Without looking at the Chapter 7 implementation, write print_uint64 from scratch:

; print_uint64: print a 64-bit unsigned integer to stdout in decimal
; Input:  rdi = value to print
; Output: none (prints to stdout)
; Clobbers: rax, rbx, rcx, rdx, rdi, rsi, r8
;
; Algorithm:
;   1. Divide rdi by 10 repeatedly, collecting remainders
;   2. Remainders come out in reverse order (least significant digit first)
;   3. Store them in a local buffer in reverse, then print

Your implementation must: - Handle 0 (print "0", not an empty string) - Handle the maximum 64-bit value (18446744073709551615) - Use only sys_write for output (no C library)

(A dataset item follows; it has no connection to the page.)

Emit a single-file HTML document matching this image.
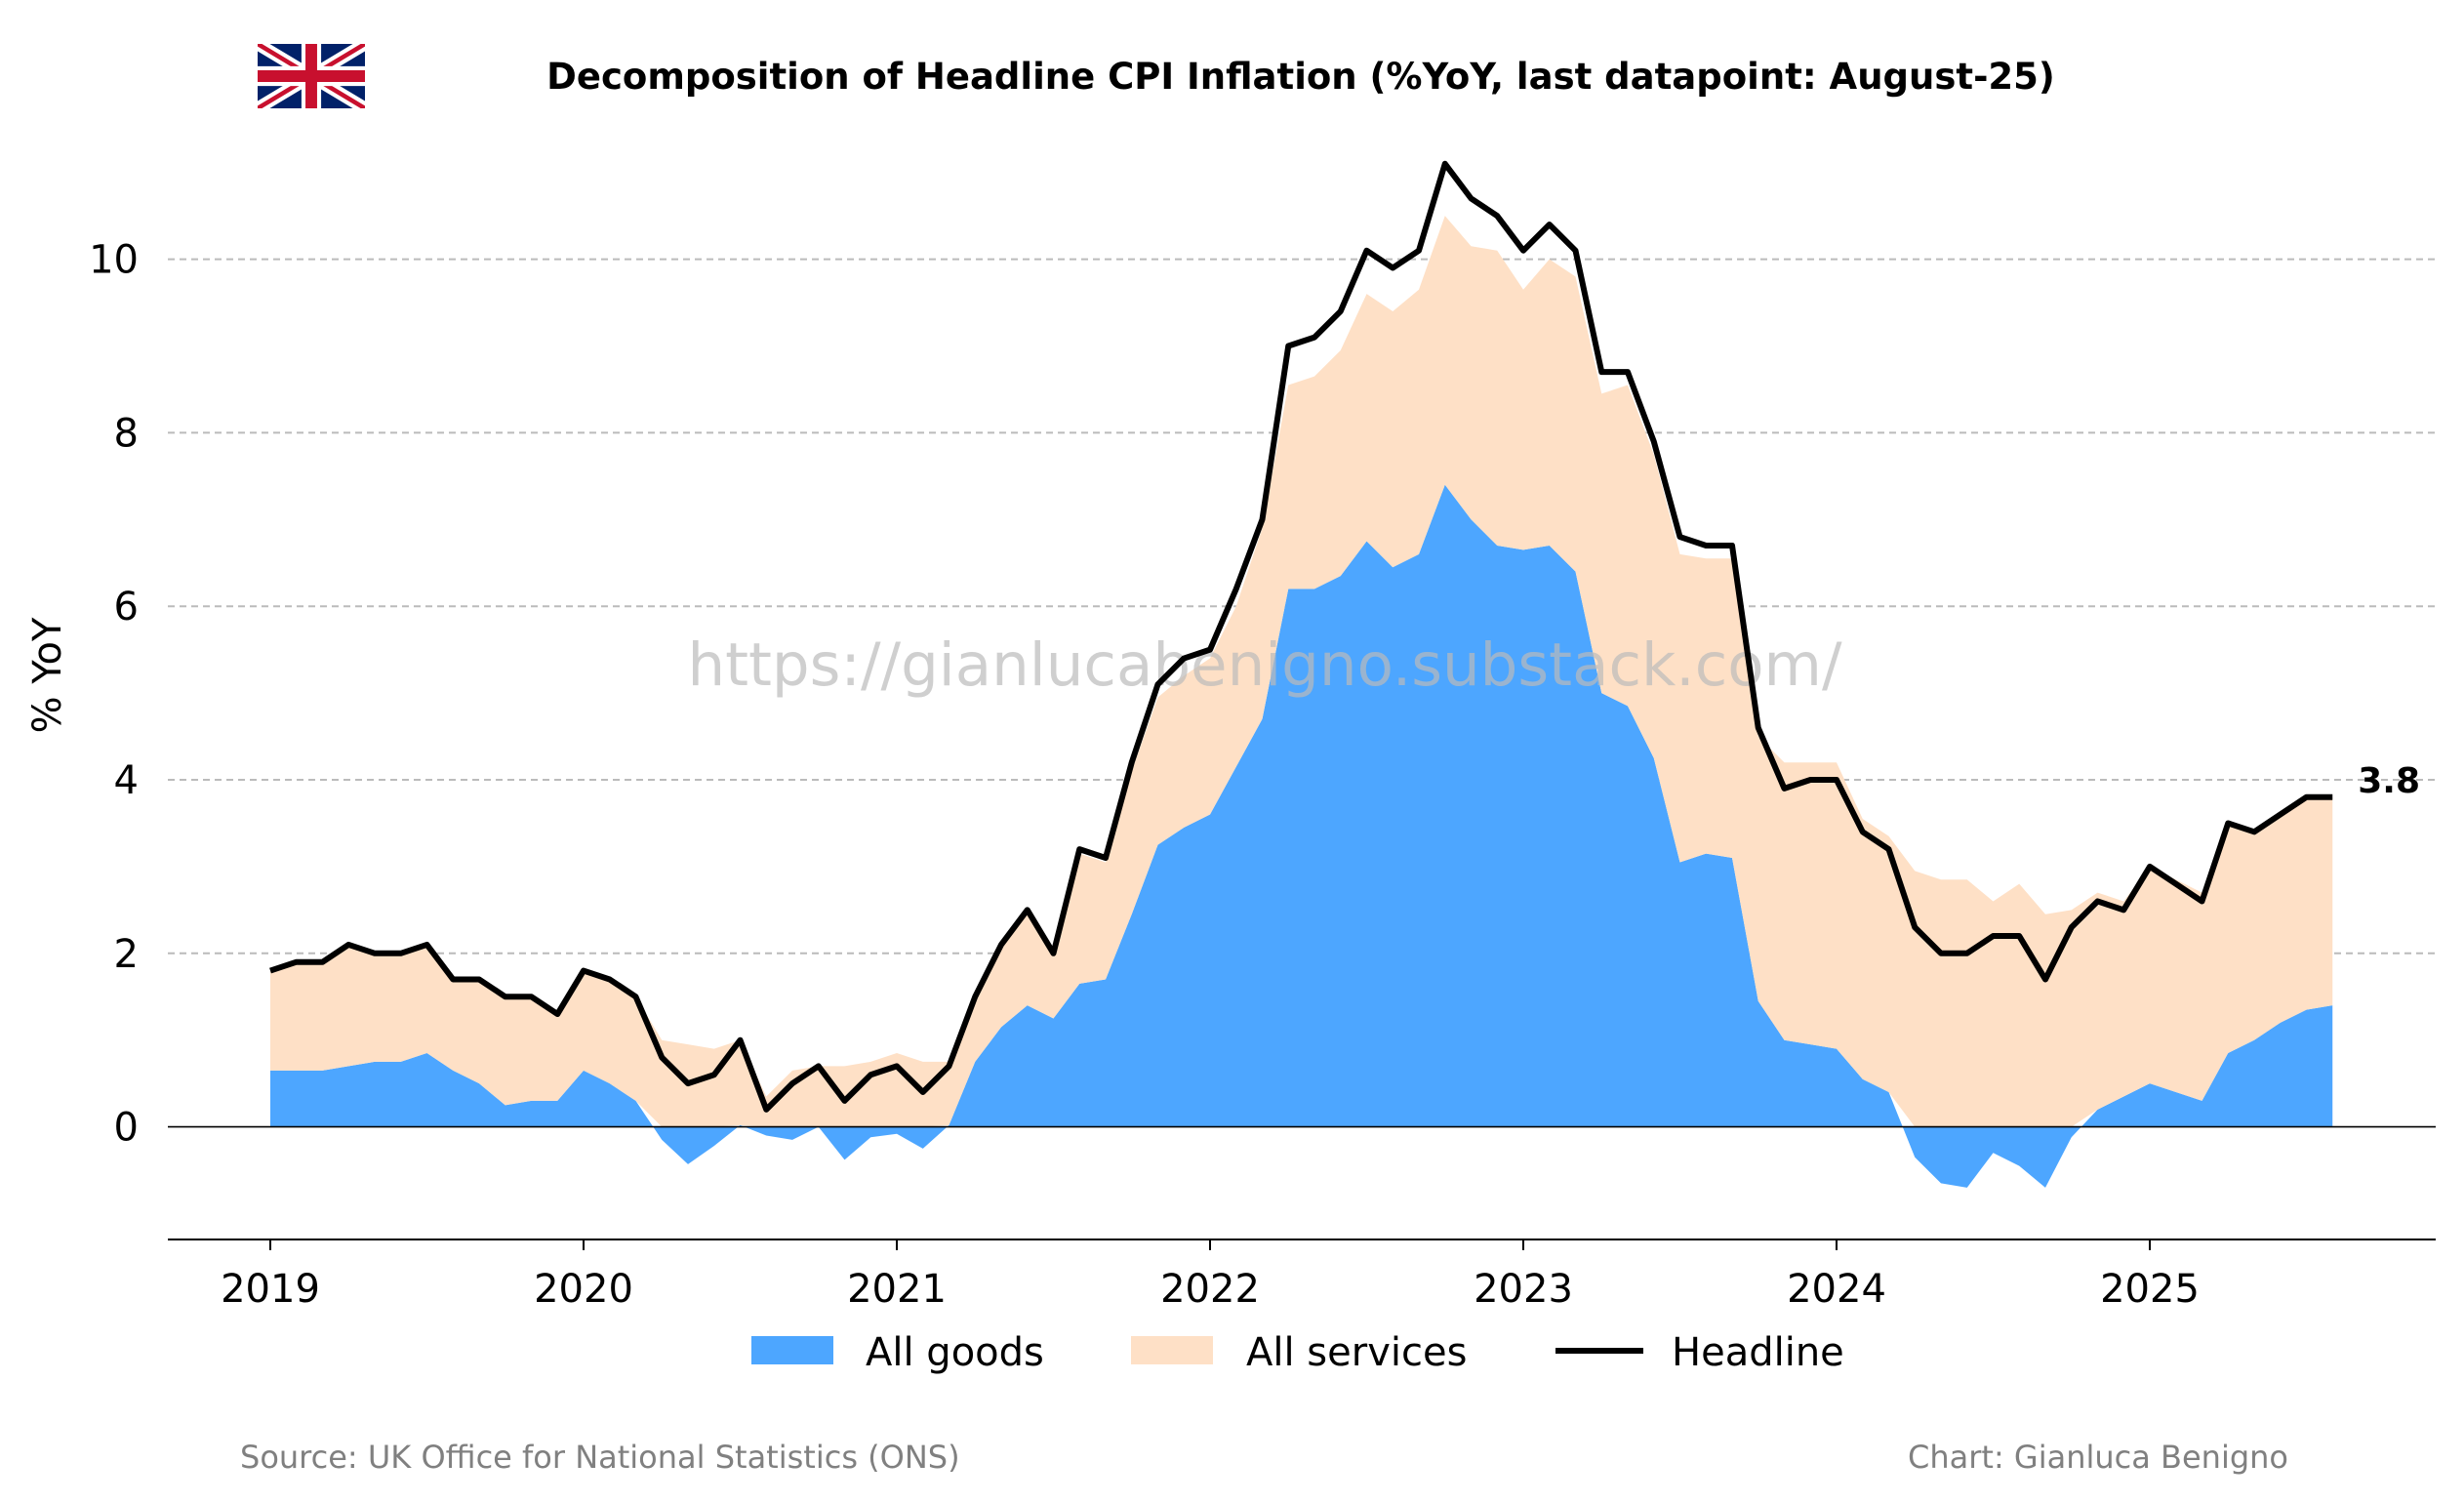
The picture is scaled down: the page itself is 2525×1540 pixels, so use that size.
<!DOCTYPE html>
<html><head><meta charset="utf-8"><style>
html,body{margin:0;padding:0;background:#fff;}
svg{display:block;font-family:"DejaVu Sans","Liberation Sans",sans-serif;}
</style></head><body>
<svg id="chart" width="2525" height="1540" viewBox="0 0 2525 1540" xmlns="http://www.w3.org/2000/svg">
<rect width="2525" height="1540" fill="#fff"/>
<g>
<svg x="264" y="45" width="110" height="66" viewBox="0 0 60 36" preserveAspectRatio="none">
<rect width="60" height="36" fill="#012169"/>
<path d="M0,0 L60,36 M60,0 L0,36" stroke="#fff" stroke-width="7"/>
<path d="M0,0 L60,36 M60,0 L0,36" stroke="#C8102E" stroke-width="2.5"/>
<path d="M30,0 V36 M0,18 H60" stroke="#fff" stroke-width="11"/>
<path d="M30,0 V36 M0,18 H60" stroke="#C8102E" stroke-width="6.5"/>
</svg>
</g>
<text x="1333" y="91" text-anchor="middle" font-size="37" font-weight="bold">Decomposition of Headline CPI Inflation (%YoY, last datapoint: August-25)</text>
<g id="grid"></g>
<g id="areas"></g>
<g id="axes"></g>
<text x="1296" y="702" text-anchor="middle" font-size="61" fill="#bbb" fill-opacity="0.7">https://gianlucabenigno.substack.com/</text>
<g id="lines"></g>
<text transform="translate(62,692) rotate(-90)" text-anchor="middle" font-size="40">% YoY</text>
<g>
<rect x="770" y="1369" width="84" height="29" fill="#4da6ff"/>
<text x="887" y="1399" font-size="40">All goods</text>
<rect x="1159" y="1369" width="84" height="29" fill="#fee0c6"/>
<text x="1277" y="1399" font-size="40">All services</text>
<line x1="1594" y1="1384" x2="1684" y2="1384" stroke="#000" stroke-width="6"/>
<text x="1713" y="1399" font-size="40">Headline</text>
</g>
<text x="246" y="1504" font-size="32" fill="#808080">Source: UK Office for National Statistics (ONS)</text>
<text x="2345" y="1504" text-anchor="end" font-size="32" fill="#808080">Chart: Gianluca Benigno</text>
</svg>
<script>
const startYear = 2019;
const goods = [0.65,0.65,0.65,0.7,0.75,0.75,0.85,0.65,0.5,0.25,0.3,0.3,
0.65,0.5,0.3,-0.15,-0.43,-0.22,0.02,-0.1,-0.15,0,-0.38,-0.12,
-0.08,-0.25,0.02,0.75,1.15,1.4,1.25,1.65,1.7,2.45,3.25,3.45,
3.6,4.15,4.7,6.2,6.2,6.35,6.75,6.45,6.6,7.4,7.0,6.7,
6.65,6.7,6.4,5.0,4.85,4.25,3.05,3.15,3.1,1.45,1.0,0.95,
0.9,0.55,0.4,-0.35,-0.65,-0.7,-0.3,-0.45,-0.7,-0.12,0.2,0.35,
0.5,0.4,0.3,0.85,1.0,1.2,1.35,1.4];
const services = [1.15,1.25,1.25,1.4,1.25,1.25,1.25,1.05,1.2,1.25,1.2,1.0,
1.15,1.2,1.2,1.0,0.95,0.9,0.98,0.35,0.65,0.7,0.7,0.75,
0.85,0.75,0.73,0.75,0.9,1.05,0.75,1.5,1.35,1.65,1.7,1.75,
1.8,1.85,2.2,2.35,2.45,2.6,2.85,2.95,3.05,3.1,3.15,3.4,
3.0,3.3,3.4,3.45,3.7,3.5,3.55,3.4,3.45,3.05,3.2,3.25,
3.3,3.0,2.95,2.95,2.85,2.85,2.6,2.8,2.45,2.5,2.5,2.25,
2.5,2.45,2.4,2.65,2.4,2.4,2.45,2.4];
const headline = [1.8,1.9,1.9,2.1,2.0,2.0,2.1,1.7,1.7,1.5,1.5,1.3,
1.8,1.7,1.5,0.8,0.5,0.6,1.0,0.2,0.5,0.7,0.3,0.6,
0.7,0.4,0.7,1.5,2.1,2.5,2.0,3.2,3.1,4.2,5.1,5.4,
5.5,6.2,7.0,9.0,9.1,9.4,10.1,9.9,10.1,11.1,10.7,10.5,
10.1,10.4,10.1,8.7,8.7,7.9,6.8,6.7,6.7,4.6,3.9,4.0,
4.0,3.4,3.2,2.3,2.0,2.0,2.2,2.2,1.7,2.3,2.6,2.5,
3.0,2.8,2.6,3.5,3.4,3.6,3.8,3.8];
const yTicks = [0,2,4,6,8,10];
const xTicks = [2019,2020,2021,2022,2023,2024,2025];

const NS = 'http://www.w3.org/2000/svg';
const X0 = 277, XPY = 321, Y0 = 1154.6, YPU = 88.9;
const xs = t => X0 + (t - startYear) * XPY;
const xi = i => xs(startYear + i / 12);
const ys = v => Y0 - v * YPU;
function mk(tag, attrs, parent){ const e = document.createElementNS(NS, tag); for (const k in attrs) e.setAttribute(k, attrs[k]); parent.appendChild(e); return e; }
const grid = document.getElementById('grid'), areas = document.getElementById('areas'), axes = document.getElementById('axes'), lines = document.getElementById('lines');

yTicks.forEach(v => {
  if (v !== 0) {
    const g = mk('line', {x1:172, x2:2496, y1:ys(v), y2:ys(v), stroke:'#bbb', 'stroke-width':2, 'stroke-dasharray':'7,5'}, grid);
    
    
  }
  const t = mk('text', {x:142, y:ys(v)+14, 'text-anchor':'end', 'font-size':40}, axes);
  t.textContent = v;
  
  
});

let dG = 'M' + xi(0) + ',' + ys(0);
goods.forEach((g, i) => { dG += ' L' + xi(i) + ',' + ys(g); });
dG += ' L' + xi(goods.length-1) + ',' + ys(0) + ' Z';
const ga = mk('path', {d:dG, fill:'#4da6ff'}, areas);



const low = goods.map(g => Math.max(g, 0));
let dS = '';
services.forEach((s, i) => { dS += (i ? ' L' : 'M') + xi(i) + ',' + ys(low[i] + s); });
for (let i = services.length - 1; i >= 0; i--) dS += ' L' + xi(i) + ',' + ys(low[i]);
dS += ' Z';
const sa = mk('path', {d:dS, fill:'#fee0c6'}, areas);



const zl = mk('line', {x1:172, x2:2496, y1:ys(0), y2:ys(0), stroke:'#000', 'stroke-width':1.6}, axes);


const ax = mk('line', {x1:172, x2:2496, y1:1270, y2:1270, stroke:'#000', 'stroke-width':2}, axes);


xTicks.forEach(y => {
  const tk = mk('line', {x1:xs(y), x2:xs(y), y1:1270, y2:1281, stroke:'#000', 'stroke-width':2}, axes);
  
  
  const t = mk('text', {x:xs(y), y:1334, 'text-anchor':'middle', 'font-size':40}, axes);
  t.textContent = y;
  
  
});

const hl = mk('polyline', {points: headline.map((v,i) => xi(i) + ',' + ys(v)).join(' '), fill:'none', stroke:'#000', 'stroke-width':6, 'stroke-linejoin':'round'}, lines);


const last = headline.length - 1;
const lbl = mk('text', {x:xi(last) + 26, y:ys(headline[last]) - 5, 'font-size':36, 'font-weight':'bold'}, lines);
lbl.textContent = headline[last].toFixed(1);


</script>
</body></html>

Exercise 20: Performance Comparison Lab

The chapter presents four strlen implementations. Set up a benchmark:

// benchmark.c
#include <stdio.h>
#include <string.h>
#include <time.h>

// Forward declarations of your assembly implementations
extern size_t my_strlen_naive(const char *s);
extern size_t my_strlen_scasb(const char *s);
extern size_t my_strlen_8bytes(const char *s);

int main(void) {
    char buf[1024];
    memset(buf, 'A', 1023);
    buf[1023] = '\0';

    struct timespec t0, t1;
    int N = 10000000;

    clock_gettime(CLOCK_MONOTONIC, &t0);
    for (int i = 0; i < N; i++) {
        volatile size_t r = my_strlen_naive(buf);
        (void)r;
    }
    clock_gettime(CLOCK_MONOTONIC, &t1);
    printf("naive:   %ld ns/iter\n",
           (t1.tv_nsec - t0.tv_nsec + (t1.tv_sec - t0.tv_sec)*1000000000L) / N);

    // Repeat for scasb and 8bytes versions...
    return 0;
}

Implement all three strlen versions, link them with the benchmark, and measure. On a modern x86-64: 1. What is the approximate ratio of naive to 8-bytes performance? 2. Is SCASB faster or slower than the naive loop? Why might this be surprising? 3. What does this suggest about the relationship between "uses specialized instructions" and "is fast"?